Gaebelein's works seems to me to be an early effort to address the anti-intellectualism and lack of excellence in Christian intellectual level and works especially among Protestants that was later addressed in works such as The Scandal of the Evangelical Mind by Mark Noll and Fit Bodies, Fat Minds by Os Guinness. Gaebelein seems to share a similar concern to Alcuin in the Middle Ages. Both exerted their life's labor, it seems, to forwarding the gospel through advancing a robust Christian pedagogy.
One thing I appreciate about Gaebelein's writing is his appreciative culling of and employment of fine quotes from his obviously extensive, life long reading and study practices. His quotation of Justin Martyr then is fitting given his practice: "All that has been well said belongs to us Christians."
I read Gaebelein's book The Christian, the Arts, and Truth: Regaining the Vision of Greatness in my youth, not long after college, and have revisited the book a number of time through out the years. It is due to a fondness for this book that I obtained and read the book under review as well. Through Gaebelein, I came to read many novels by Shusaku Endo and Francois Mauriac and to explore certain works of classical music. He affected the formation of my thoughts about Christianity and the arts, and his words still resonate when I read them.
This book in some ways is more thin than The Christian, the Arts, and Truth.
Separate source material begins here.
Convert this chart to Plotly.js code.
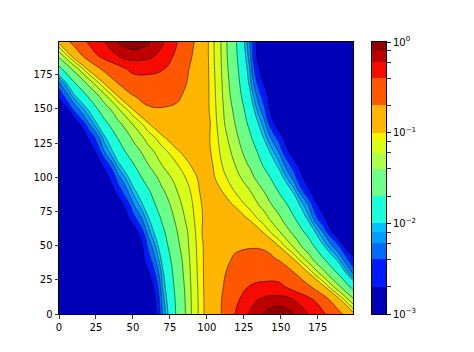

There are some practical considerations for administering a Christian school and maintaining and growing a Christian identity. It depends mainly on attracting and gathering together truly Christian faculty and urging their integration of faith into every college subject.
In chapter three, Gaebelein has some interesting reflections on mathematics and music in relation to the Christian faith. He especially draws on Pascal and ends with a fine quote from Chateaubriand about Pascal's accomplishments, both in science and mathematics and in philosophy and religion. Gaebelein consistently and urgently calls for Christian education to lead the way to higher things.
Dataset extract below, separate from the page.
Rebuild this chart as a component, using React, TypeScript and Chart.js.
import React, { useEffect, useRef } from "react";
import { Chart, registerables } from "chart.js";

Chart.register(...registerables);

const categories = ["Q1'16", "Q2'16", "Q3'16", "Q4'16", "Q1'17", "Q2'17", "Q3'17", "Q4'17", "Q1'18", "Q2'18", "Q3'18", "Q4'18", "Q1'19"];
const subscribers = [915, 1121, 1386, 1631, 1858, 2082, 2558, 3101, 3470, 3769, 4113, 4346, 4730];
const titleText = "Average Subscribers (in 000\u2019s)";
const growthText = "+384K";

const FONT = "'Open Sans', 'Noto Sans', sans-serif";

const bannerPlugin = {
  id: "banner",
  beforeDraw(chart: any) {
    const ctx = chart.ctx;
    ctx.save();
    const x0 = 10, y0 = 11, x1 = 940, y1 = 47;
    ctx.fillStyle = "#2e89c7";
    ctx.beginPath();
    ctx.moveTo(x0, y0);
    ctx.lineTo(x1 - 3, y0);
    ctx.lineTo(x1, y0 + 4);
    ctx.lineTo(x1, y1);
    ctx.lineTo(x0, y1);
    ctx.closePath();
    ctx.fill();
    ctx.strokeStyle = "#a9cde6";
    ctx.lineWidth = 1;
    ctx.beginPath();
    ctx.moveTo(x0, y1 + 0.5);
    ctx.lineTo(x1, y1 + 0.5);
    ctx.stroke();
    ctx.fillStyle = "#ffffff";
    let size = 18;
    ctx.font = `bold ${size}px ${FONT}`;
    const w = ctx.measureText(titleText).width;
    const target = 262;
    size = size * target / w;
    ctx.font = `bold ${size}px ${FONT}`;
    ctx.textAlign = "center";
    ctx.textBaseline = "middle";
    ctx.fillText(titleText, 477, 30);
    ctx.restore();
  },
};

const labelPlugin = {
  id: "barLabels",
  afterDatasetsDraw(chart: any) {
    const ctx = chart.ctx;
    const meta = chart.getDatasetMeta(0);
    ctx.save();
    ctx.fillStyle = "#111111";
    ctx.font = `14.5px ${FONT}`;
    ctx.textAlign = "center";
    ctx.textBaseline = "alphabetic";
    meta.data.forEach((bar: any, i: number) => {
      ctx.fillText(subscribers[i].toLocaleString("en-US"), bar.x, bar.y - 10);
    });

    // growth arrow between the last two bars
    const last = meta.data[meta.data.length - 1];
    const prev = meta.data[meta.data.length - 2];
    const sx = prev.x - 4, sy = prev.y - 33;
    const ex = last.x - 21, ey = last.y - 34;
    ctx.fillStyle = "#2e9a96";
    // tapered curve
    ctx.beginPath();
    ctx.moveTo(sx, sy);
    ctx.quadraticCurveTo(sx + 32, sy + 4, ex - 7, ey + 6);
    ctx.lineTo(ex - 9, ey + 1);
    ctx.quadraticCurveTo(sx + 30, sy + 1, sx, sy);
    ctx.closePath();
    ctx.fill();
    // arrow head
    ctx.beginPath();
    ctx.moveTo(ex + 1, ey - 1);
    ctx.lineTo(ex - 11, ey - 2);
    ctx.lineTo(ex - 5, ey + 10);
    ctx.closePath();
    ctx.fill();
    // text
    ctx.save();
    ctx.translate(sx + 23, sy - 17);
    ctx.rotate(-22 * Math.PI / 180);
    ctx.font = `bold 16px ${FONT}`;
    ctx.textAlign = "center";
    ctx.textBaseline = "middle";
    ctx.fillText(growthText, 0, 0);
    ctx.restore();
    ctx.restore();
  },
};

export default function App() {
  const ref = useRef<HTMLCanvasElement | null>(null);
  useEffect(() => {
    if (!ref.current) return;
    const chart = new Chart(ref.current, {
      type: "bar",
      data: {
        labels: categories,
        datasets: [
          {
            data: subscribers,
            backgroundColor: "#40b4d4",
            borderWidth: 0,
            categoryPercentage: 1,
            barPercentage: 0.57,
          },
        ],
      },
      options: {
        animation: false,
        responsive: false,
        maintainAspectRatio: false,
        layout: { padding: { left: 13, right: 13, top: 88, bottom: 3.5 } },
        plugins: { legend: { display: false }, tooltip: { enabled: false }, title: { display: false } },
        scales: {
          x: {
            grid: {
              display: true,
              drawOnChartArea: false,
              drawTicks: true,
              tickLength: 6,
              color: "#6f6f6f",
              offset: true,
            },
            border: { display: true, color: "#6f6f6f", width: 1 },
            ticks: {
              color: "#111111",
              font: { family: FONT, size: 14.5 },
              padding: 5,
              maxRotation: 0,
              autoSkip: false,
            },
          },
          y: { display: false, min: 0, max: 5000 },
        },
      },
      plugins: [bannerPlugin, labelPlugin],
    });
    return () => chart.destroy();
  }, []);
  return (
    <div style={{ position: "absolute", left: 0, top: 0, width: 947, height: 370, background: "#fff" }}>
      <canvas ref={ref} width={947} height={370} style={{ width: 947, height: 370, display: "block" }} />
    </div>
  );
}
He notes how an analogy can be drawn between how geometry, despite its precise definition of 'self-evident' truths, can never of itself verify these truths for the simple reason that it is based on things that are at bottom unverifiable. "All these truths…cannot be proved. However, since the quality which makes them incapable of proof is not their obscurity, but rather their extreme obviousness, that lack of proof is not a defect but rather a mark of excellence. From this we see that geometry cannot define objects nor prove principles, but the one and very weighty reason is that both possess an extreme inherent clarity which convinces reason more strongly than does argumentation," wrote Pascal. The heart, not merely reason, senses God, and "Any proof of the existence of God presupposes faith in God."
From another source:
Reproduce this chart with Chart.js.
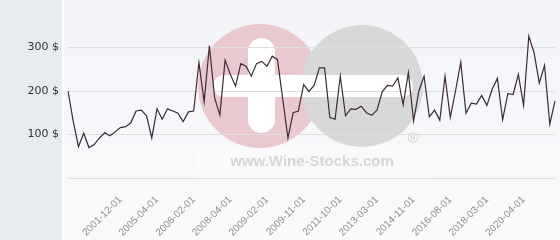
<!DOCTYPE html>
<html>
<head>
<meta charset="utf-8">
<script src="https://cdn.jsdelivr.net/npm/chart.js@4.4.1/dist/chart.umd.min.js"></script>
<style>
    html, body { margin: 0; padding: 0; }
    #wrap {
        width: 560px;
        height: 240px;
        background:
            linear-gradient(to right, #e8ebee 0, #e8ebee 62px, #ffffff 62px, #ffffff 64px, rgba(255,255,255,0) 64px),
            linear-gradient(to bottom, #f3f4f8, #fafafc);
    }
    canvas { display: block; }
</style>
</head>
<body>
<div id="wrap"><canvas id="myChart" width="560" height="240"></canvas></div>
<script>
// price per bottle, one value per quote
const prices = [
    200, 130, 72, 103, 70, 77, 92, 104, 97, 106,
    116, 118, 127, 154, 156, 143, 92, 159, 135, 159,
    154, 149, 130, 152, 154, 265, 175, 304, 184, 145,
    271, 238, 211, 263, 257, 234, 263, 268, 257, 280,
    272, 182, 92, 150, 154, 215, 199, 213, 253, 253,
    139, 135, 234, 143, 159, 158, 165, 150, 144, 156,
    198, 213, 211, 230, 168, 242, 131, 200, 234, 141,
    156, 133, 234, 139, 200, 266, 149, 172, 170, 190,
    167, 204, 229, 134, 194, 192, 238, 167, 326, 288,
    218, 259, 124, 177
];

// dates printed under the axis
const tickLabels = [
    '2001-12-01', '2005-04-01', '2006-02-01', '2008-04-01',
    '2009-02-01', '2009-11-01', '2011-10-01', '2013-03-01',
    '2014-11-01', '2016-08-01', '2018-03-01', '2020-04-01'
];

const yTicks = [100, 200, 300];

// which quote carries the first printed date, and how many quotes between dates
const firstLabelAt = 10;
const labelEvery = 7;

const categories = prices.map((_, i) => {
    const k = (i - firstLabelAt) / labelEvery;
    return (k >= 0 && Number.isInteger(k) && k < tickLabels.length) ? tickLabels[k] : '';
});

// background logo, drawn before the grid
const watermark = {
    id: 'watermark',
    beforeDraw(chart) {
        const c = chart.ctx;
        c.save();
        c.fillStyle = 'rgba(255,255,255,0.25)';
        c.fillRect(197, 146, 230, 32);

        c.fillStyle = '#eac8cf';
        c.beginPath();
        c.arc(260, 86, 62, 0, Math.PI * 2);
        c.fill();

        c.fillStyle = '#d8d8d9';
        c.beginPath();
        c.arc(362, 86, 61, 0, Math.PI * 2);
        c.fill();

        c.fillStyle = '#ffffff';
        c.beginPath();
        c.roundRect(213, 75, 200, 22, 11);
        c.fill();
        c.beginPath();
        c.roundRect(248, 38, 27, 95, 13.5);
        c.fill();

        c.fillStyle = '#d6d6d6';
        c.font = 'bold 15px "Liberation Sans", Arial, sans-serif';
        c.textAlign = 'center';
        c.textBaseline = 'alphabetic';
        c.fillText('www.Wine-Stocks.com', 312, 166);

        c.fillStyle = '#cfcfcf';
        c.font = '14px "Liberation Sans", Arial, sans-serif';
        c.textBaseline = 'middle';
        c.fillText('®', 413, 139);
        c.restore();
    }
};

document.addEventListener('DOMContentLoaded', () => {
    const ctx = document.getElementById('myChart').getContext('2d');

    new Chart(ctx, {
        type: 'line',
        data: {
            labels: categories,
            datasets: [{
                data: prices,
                borderColor: '#3b2a35',
                borderWidth: 1.2,
                pointRadius: 0,
                tension: 0,
                fill: false
            }]
        },
        options: {
            responsive: false,
            devicePixelRatio: 1,
            animation: false,
            layout: { padding: { top: 4, right: 5, left: 0, bottom: 0 } },
            plugins: {
                legend: { display: false },
                tooltip: { enabled: false }
            },
            scales: {
                x: {
                    grid: { display: false },
                    border: { display: false },
                    ticks: {
                        autoSkip: false,
                        minRotation: 45,
                        maxRotation: 45,
                        padding: 8,
                        color: '#8f8f8f',
                        font: { family: '"Liberation Sans", Arial, sans-serif', size: 10 }
                    },
                    afterFit(scale) {
                        scale.height = 62;
                        scale.paddingLeft = 0;
                        scale.paddingRight = 0;
                    }
                },
                y: {
                    min: 0,
                    max: 400,
                    border: { display: false },
                    grid: {
                        drawTicks: false,
                        color: c => c.tick.value === 400 ? 'rgba(0,0,0,0)' : '#dedede'
                    },
                    ticks: {
                        stepSize: 100,
                        padding: 9,
                        color: '#333333',
                        font: { family: '"DejaVu Sans", sans-serif', size: 11 },
                        callback: v => yTicks.includes(v) ? v + ' $' : ''
                    },
                    afterFit(scale) {
                        scale.width = 68;
                        scale.paddingTop = 0;
                        scale.paddingBottom = 0;
                    }
                }
            }
        },
        plugins: [watermark]
    });
});
</script>
</body>
</html>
One point that I want to delve more deeply is the ancient idea of the influence of music for good or evil. Gaebelein seems to me to cite these sources but not to really provide a compelling argument other than invocation of ancient authorities for why we should view music this way. Critics like Stanley Fish have pointed out Nazi commandants carrying out genocide during the day and listening to Brahms at night. Some music obviously appeals to low impulses with lyrics and beats meant to encourage lust. There is an obvious complexity and greater range and sensitivity in many forms of classical music that Rock 'n Roll can never attain to due to the limitations of its form. Listening to fine music is no guarantor of nobility of soul. The Apostle Paul urged the contemplation of the noble, praise-worthy, lovely, excellent and good. Such should take the place of filling our minds with what is low and base and unworthy, with just whatever our culture presents up for us to "consume" (as if we are "blind mouths", without the ability to discern when it is best to go without, and when it is best to select from a given selection the best to engage), provided those are calibrated by devotion to Christ, but it is easy to compartmentalize an excellence, to divorce the beautiful from the good and true. "A beautiful woman without discretion is like a gold ring in a pig's snout." Rather than relativizing excellence in music, it should be integrated with the good and the true, not forever left fractured.